**Work to complete**
Can you transcribe the data exactly? Leave the pictures out.

--- BEGIN Input for this task ---

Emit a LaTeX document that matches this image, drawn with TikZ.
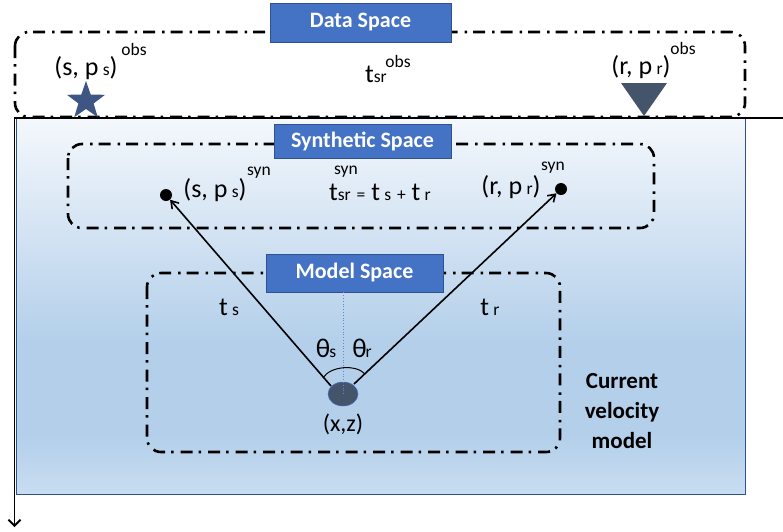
\documentclass[tikz,border=0pt]{standalone}
\usepackage{fontspec}
\setmainfont{Carlito}
\usetikzlibrary{arrows.meta,shapes.geometric}
\definecolor{lblue}{HTML}{4472C4}
\definecolor{lbluedark}{HTML}{2F528F}
\definecolor{slate}{HTML}{44546A}
\definecolor{starcol}{HTML}{3E5683}
\definecolor{bgtop}{HTML}{F4F8FC}
\definecolor{bgmid}{HTML}{B3CFEA}
\definecolor{bgbot}{HTML}{C8DDF1}
\definecolor{dotblue}{HTML}{5B8BD6}
\pgfdeclareverticalshading{bgshade}{100bp}{color(0bp)=(bgbot); color(25bp)=(bgbot); color(33bp)=(bgmid); color(45bp)=(bgmid); color(75bp)=(bgtop); color(100bp)=(bgtop)}
\newcommand{\bigtxt}{\fontsize{26}{28}\selectfont}
\newcommand{\smltxt}{\fontsize{17.5}{19}\selectfont}
\tikzset{
  spacebox/.style={draw=black, line width=2.6pt, dash pattern=on 12pt off 6pt on 2.5pt off 7pt, rounded corners=14pt},
  labelbox/.style={draw=lbluedark, line width=0.6pt, fill=lblue, text=white, font=\fontsize{22}{24}\selectfont\bfseries, inner sep=0pt},
  txt/.style={inner sep=0pt},
  ray/.style={line width=1.6pt, -{Straight Barb[length=7pt,width=9pt,line width=1.6pt]}},
}
\begin{document}
\begin{tikzpicture}[x=1pt,y=-1pt]
\useasboundingbox (0,0) rectangle (783,531);
% background velocity model
\draw[draw=lbluedark, line width=0.8pt, shading=bgshade] (16,118) rectangle (745,494);
% axes
\coordinate (axr) at (783,118);
\coordinate (orig) at (14.5,118);
\coordinate (axb) at (14.5,527);
\draw[line width=1.8pt, -{Straight Barb[length=6pt,width=12pt,line width=1.8pt]}] (axr) -- (orig) -- (axb);
% space boxes
\draw[spacebox] (15,32) rectangle (745,117);
\draw[spacebox] (68,144) rectangle (654,228);
\draw[spacebox] (147,273) rectangle (560,452);
% labels
\node[labelbox, minimum width=181pt, minimum height=39pt] (ds) at (360.5,22.5) {Data Space};
\node[labelbox, minimum width=177pt, minimum height=34pt] (ss) at (362.5,141) {Synthetic Space};
\node[labelbox, minimum width=177pt, minimum height=38pt] (ms) at (354.5,273) {Model Space};
% data space
\node[star, star points=5, star point ratio=2.5, minimum size=40pt, fill=starcol, inner sep=0pt] (src) at (86,101) {};
\fill[slate] (621,83) -- (667,83) -- (644,116) -- cycle;
\node[txt] (sobs) at (86,68) {\bigtxt (s, p\,{\smltxt s})};
\node[txt] (sobsup) at (134,49) {\smltxt obs};
\node[txt] (tobs) at (376,74) {\bigtxt t{\smltxt sr}};
\node[txt] (tobsup) at (398,61) {\smltxt obs};
\node[txt] (robs) at (641,67) {\bigtxt (r, p\,{\smltxt r})};
\node[txt] (robsup) at (683,48) {\smltxt obs};
% synthetic space
\node[circle, fill=black, minimum size=12pt, inner sep=0pt] (sdot) at (166,195) {};
\node[circle, fill=black, minimum size=12pt, inner sep=0pt] (rdot) at (561,189) {};
\node[txt] (ssyn) at (215,190) {\bigtxt (s, p\,{\smltxt s})};
\node[txt] (ssynup) at (259,173) {\smltxt syn};
\node[txt] (tsyn) at (380,192) {\bigtxt t{\smltxt sr} {\smltxt =} t\,{\smltxt s} {\smltxt +} t\,{\smltxt r}};
\node[txt] (tsynup) at (346,172) {\smltxt syn};
\node[txt] (rsyn) at (511,187) {\bigtxt (r, p\,{\smltxt r})};
\node[txt] (rsynup) at (553,168) {\smltxt syn};
% model space
\node[ellipse, fill=slate, draw=lblue, line width=0.5pt, minimum width=30pt, minimum height=24pt, inner sep=0pt] (pt) at (343,394) {};
\draw[dotblue, line width=0.8pt, dotted] (ms.south -| pt) -- (pt.center);
\coordinate (lfoot) at (331,386);
\coordinate (rfoot) at (354,384);
\draw[ray] (lfoot) -- (sdot);
\draw[ray] (rfoot) -- (rdot);
\draw[line width=1pt] (323,378) .. controls (330,366) and (356,364) .. (365,374);
\node[txt] (ths) at (326,348) {\fontsize{27}{28}\selectfont θ\kern-1pt{\smltxt s}};
\node[txt] (thr) at (362,348) {\fontsize{27}{28}\selectfont θ\kern-1pt{\smltxt r}};
\node[txt] (ts) at (229,307) {\bigtxt t\,{\smltxt s}};
\node[txt] (tr) at (490,307) {\bigtxt t\,{\smltxt r}};
\node[txt] (xz) at (343,424) {\fontsize{24}{26}\selectfont (x,z)};
\node[txt, align=center, font=\fontsize{23}{30}\selectfont\bfseries] (cvm) at (622,411) {Current\\velocity\\model};
\end{tikzpicture}
\end{document}
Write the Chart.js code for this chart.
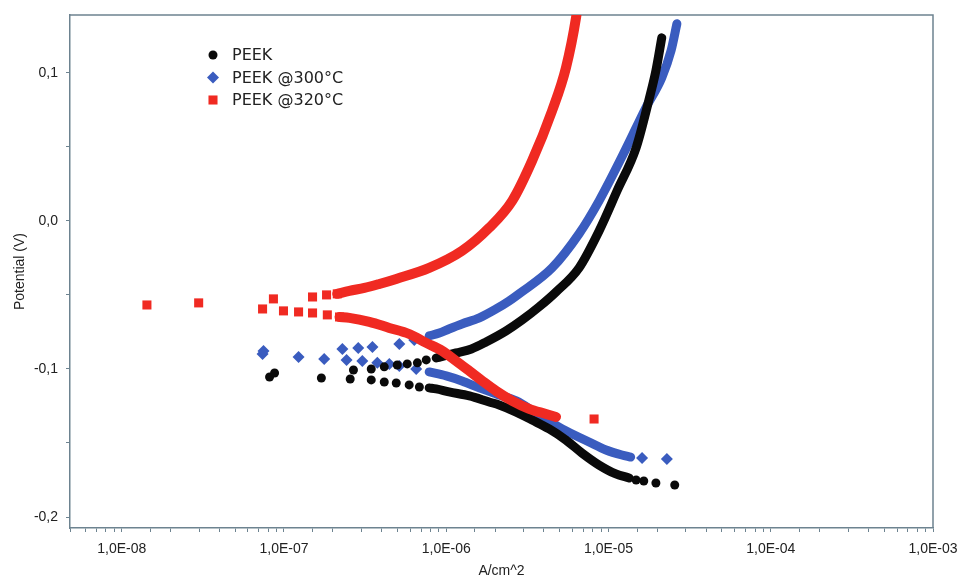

--- END Input for this task ---

**Finished task**
Emit a LaTeX document that matches this image, drawn with TikZ.
\documentclass[tikz,border=0pt]{standalone}
\usepackage{fontspec}
\setmainfont{Carlito}
\usetikzlibrary{arrows.meta,shapes.geometric}
\definecolor{lblue}{HTML}{4472C4}
\definecolor{lbluedark}{HTML}{2F528F}
\definecolor{slate}{HTML}{44546A}
\definecolor{starcol}{HTML}{3E5683}
\definecolor{bgtop}{HTML}{F4F8FC}
\definecolor{bgmid}{HTML}{B3CFEA}
\definecolor{bgbot}{HTML}{C8DDF1}
\definecolor{dotblue}{HTML}{5B8BD6}
\pgfdeclareverticalshading{bgshade}{100bp}{color(0bp)=(bgbot); color(25bp)=(bgbot); color(33bp)=(bgmid); color(45bp)=(bgmid); color(75bp)=(bgtop); color(100bp)=(bgtop)}
\newcommand{\bigtxt}{\fontsize{26}{28}\selectfont}
\newcommand{\smltxt}{\fontsize{17.5}{19}\selectfont}
\tikzset{
  spacebox/.style={draw=black, line width=2.6pt, dash pattern=on 12pt off 6pt on 2.5pt off 7pt, rounded corners=14pt},
  labelbox/.style={draw=lbluedark, line width=0.6pt, fill=lblue, text=white, font=\fontsize{22}{24}\selectfont\bfseries, inner sep=0pt},
  txt/.style={inner sep=0pt},
  ray/.style={line width=1.6pt, -{Straight Barb[length=7pt,width=9pt,line width=1.6pt]}},
}
\begin{document}
\begin{tikzpicture}[x=1pt,y=-1pt]
\useasboundingbox (0,0) rectangle (783,531);
% background velocity model
\draw[draw=lbluedark, line width=0.8pt, shading=bgshade] (16,118) rectangle (745,494);
% axes
\coordinate (axr) at (783,118);
\coordinate (orig) at (14.5,118);
\coordinate (axb) at (14.5,527);
\draw[line width=1.8pt, -{Straight Barb[length=6pt,width=12pt,line width=1.8pt]}] (axr) -- (orig) -- (axb);
% space boxes
\draw[spacebox] (15,32) rectangle (745,117);
\draw[spacebox] (68,144) rectangle (654,228);
\draw[spacebox] (147,273) rectangle (560,452);
% labels
\node[labelbox, minimum width=181pt, minimum height=39pt] (ds) at (360.5,22.5) {Data Space};
\node[labelbox, minimum width=177pt, minimum height=34pt] (ss) at (362.5,141) {Synthetic Space};
\node[labelbox, minimum width=177pt, minimum height=38pt] (ms) at (354.5,273) {Model Space};
% data space
\node[star, star points=5, star point ratio=2.5, minimum size=40pt, fill=starcol, inner sep=0pt] (src) at (86,101) {};
\fill[slate] (621,83) -- (667,83) -- (644,116) -- cycle;
\node[txt] (sobs) at (86,68) {\bigtxt (s, p\,{\smltxt s})};
\node[txt] (sobsup) at (134,49) {\smltxt obs};
\node[txt] (tobs) at (376,74) {\bigtxt t{\smltxt sr}};
\node[txt] (tobsup) at (398,61) {\smltxt obs};
\node[txt] (robs) at (641,67) {\bigtxt (r, p\,{\smltxt r})};
\node[txt] (robsup) at (683,48) {\smltxt obs};
% synthetic space
\node[circle, fill=black, minimum size=12pt, inner sep=0pt] (sdot) at (166,195) {};
\node[circle, fill=black, minimum size=12pt, inner sep=0pt] (rdot) at (561,189) {};
\node[txt] (ssyn) at (215,190) {\bigtxt (s, p\,{\smltxt s})};
\node[txt] (ssynup) at (259,173) {\smltxt syn};
\node[txt] (tsyn) at (380,192) {\bigtxt t{\smltxt sr} {\smltxt =} t\,{\smltxt s} {\smltxt +} t\,{\smltxt r}};
\node[txt] (tsynup) at (346,172) {\smltxt syn};
\node[txt] (rsyn) at (511,187) {\bigtxt (r, p\,{\smltxt r})};
\node[txt] (rsynup) at (553,168) {\smltxt syn};
% model space
\node[ellipse, fill=slate, draw=lblue, line width=0.5pt, minimum width=30pt, minimum height=24pt, inner sep=0pt] (pt) at (343,394) {};
\draw[dotblue, line width=0.8pt, dotted] (ms.south -| pt) -- (pt.center);
\coordinate (lfoot) at (331,386);
\coordinate (rfoot) at (354,384);
\draw[ray] (lfoot) -- (sdot);
\draw[ray] (rfoot) -- (rdot);
\draw[line width=1pt] (323,378) .. controls (330,366) and (356,364) .. (365,374);
\node[txt] (ths) at (326,348) {\fontsize{27}{28}\selectfont θ\kern-1pt{\smltxt s}};
\node[txt] (thr) at (362,348) {\fontsize{27}{28}\selectfont θ\kern-1pt{\smltxt r}};
\node[txt] (ts) at (229,307) {\bigtxt t\,{\smltxt s}};
\node[txt] (tr) at (490,307) {\bigtxt t\,{\smltxt r}};
\node[txt] (xz) at (343,424) {\fontsize{24}{26}\selectfont (x,z)};
\node[txt, align=center, font=\fontsize{23}{30}\selectfont\bfseries] (cvm) at (622,411) {Current\\velocity\\model};
\end{tikzpicture}
\end{document}
Write the Chart.js code for this chart.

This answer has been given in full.